Syriac/Arabic parallels, in Luxenberg's view - one has to note - indicate Syriac origin not only linguistically but theologically as well. Thus, the Syriac word qeryânâ which matches the Arabic qur'an meaning 'recitation', 'lectionary', in Luxenberg's imagination is not only a linguistic loan, but the very proof of Syriac cultural origin not only did the Syriac word qeryânâ become the Arabic word qur'an, but a real Syriac lectionary became, via translation into Arabic, the Arabic Islamic scripture. A linguistic observation is thus pressed to support a theological hypothesis. By re-interpreting the entire semantic field of reading, reciting, inspiring, 'à la Syriaque', Luxenberg shifts the understanding of the Islamic scripture from the communication of a divine message to a work of translation or exegetical teaching, probably achieved by Syriac religious scholars. The general thesis underlying his entire book thus is that the Qur'an is a corpus of translations and paraphrases of original Syriac texts recited in church services as elements of a lectionary.

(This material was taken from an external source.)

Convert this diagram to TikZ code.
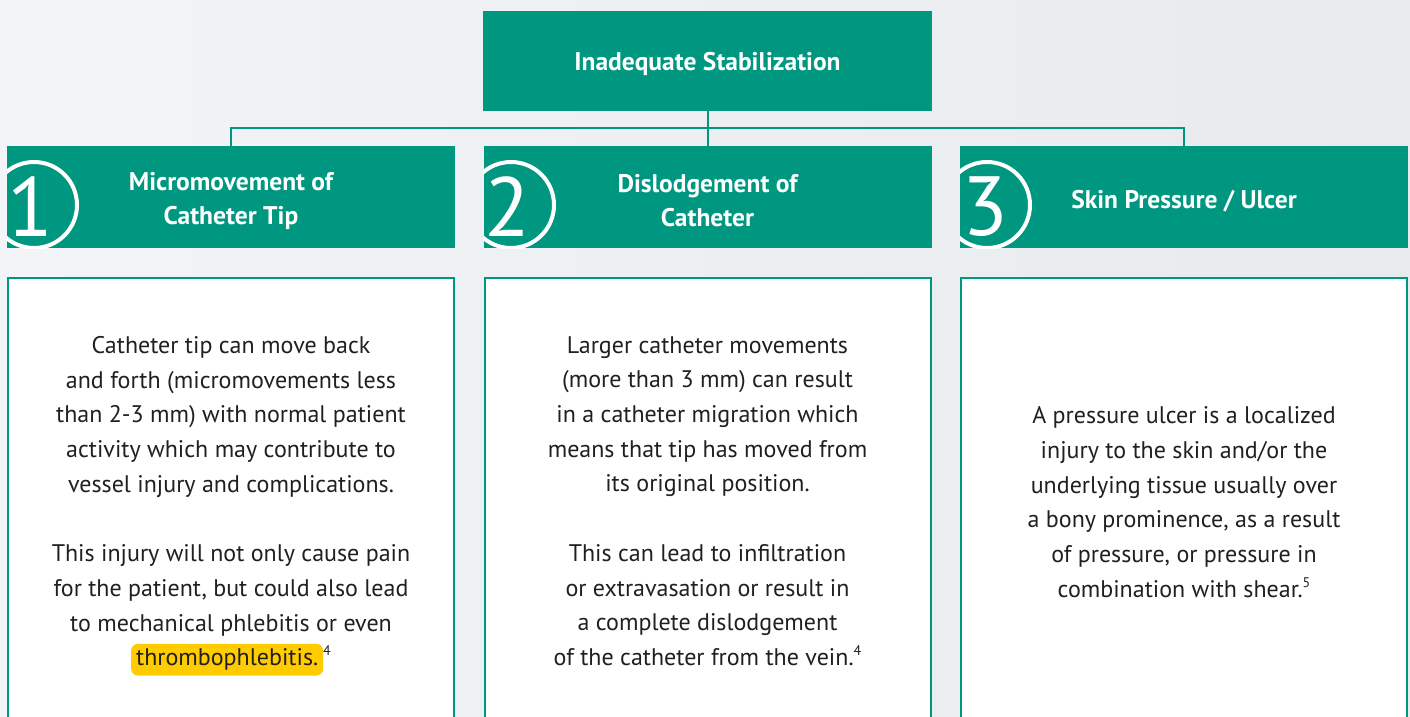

It is striking that the alleged extent of hybridity in Qur'anic language as such does not interest Luxenberg seriously - he nowhere reflects about the actual use of that language, as limited to cultic purposes or as vernacular - hybridity merely serves as a means to de-construct the Qur'an as genuine scripture, or, phenomenologically speaking, to de-construct Islamic scripture as the transmitter's faithful rendering of what he felt to have received from a supernatural source. The Qur'an thus is presented as the translation of a Syriac text. This is an extremely pretentious hypothesis which is unfortunately relying on rather modest foundations. Luxenberg does not consider previous work in the diverse disciplines of Qur'anic studies - neither concerning the pagan heritage, nor the poetical Arabian background, nor the Jewish contacts. He takes interest neither in religio-historical nor in literary approaches to the Qur'an although his assumptions touch substantially on all these discourses. Luxenberg limits himself to a very mechanistic, positivist linguistic method without caring for theoretical considerations developed in modem linguistics. Luxenberg has the merit to have raised anew the old question of the Syriac stratum of Qur'anic textual history that had - since Mingana - been marginalised. But the task of a profound and reliable study of the Syriac elements of the Qur'an is still waiting to be fulfilled.